Though Texas 4000 takes up most of my time, I'm also a member of Delta Gamma sorority and served as President of University Panhellenic Council in 2016. Every person I’ve met at UT has made my experience better, widened my perspective, and shown me what diversity and community mean at a university this size.
I try not to take myself too seriously, because making people laugh is one of my favorite pastimes. Joking around helps to break down barriers and bring people together, that's why I've always loved being the class clown.
After the ride, I'll be returning to the lively city of Austin to work full-time doing Business Technology Consulting for Deloitte. Truth be told, I simply couldn't part ways with the hill country sunsets, live music, and incredible Tex-Mex found here.

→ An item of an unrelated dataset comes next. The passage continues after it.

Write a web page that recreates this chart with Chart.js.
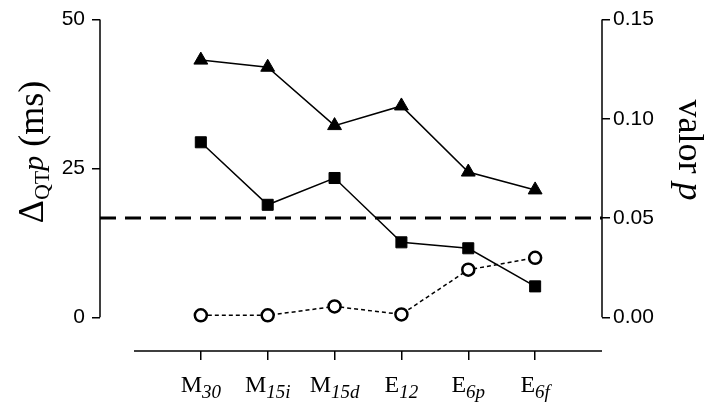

I’m thrilled to embark on this journey with my teammates and learn from all the incredible people we will meet along the way. Alaska, we’ll see you soon. Cancer, you’re going down.
Why I Ride
My personal belief is that a full life is one shared with others; people who celebrate your greatest successes and pick you up after your hardest falls. People who fight for you and care for you. People who may not always have the right thing to say, but whose presence speaks louder than words.
My family's first experience with cancer began in 2001, when I was 6 years old. My tall, goofy, caring uncle had been diagnosed with Multiple Myeloma. I was too young to wrap my head around this disease, but I noticed my Uncle getting weaker every time our families visited each other. Instead of putting me on his shoulders, he had to stay away from the germs I brought home from the playground. Eight years after his diagnosis, in 2009, he passed away.
During the first week of my freshman year at UT, in 2013, I lost my grandmother to breast cancer. She was my role model and my angel, and she loved every member of our family without judgment or exceptions. There are days where I still wish I could call her and talk about life, just to hear her encouraging voice.
Though these personal losses were devastating, the real pain came from the gaping hole left in my family. The pain my cousins experienced growing up without their father, who they adored more than anyone in the world. The pain my grandfather experienced losing his soulmate, the person with whom he had shared majority of his life, his best friend.
These experiences taught me a valuable lesson: everyone deserves someone. Whether that person be a family member, a best friend, or a role model, everyone deserves their own champion. Every single day, cancer takes these champions away from us.
I ride to help carry the weight of cancer and advocate for life shared with others. I ride to support those who are currently fighting cancer, or have lost a loved one to cancer. I ride for all of the champions in our lives, so that they are not lost from us too soon.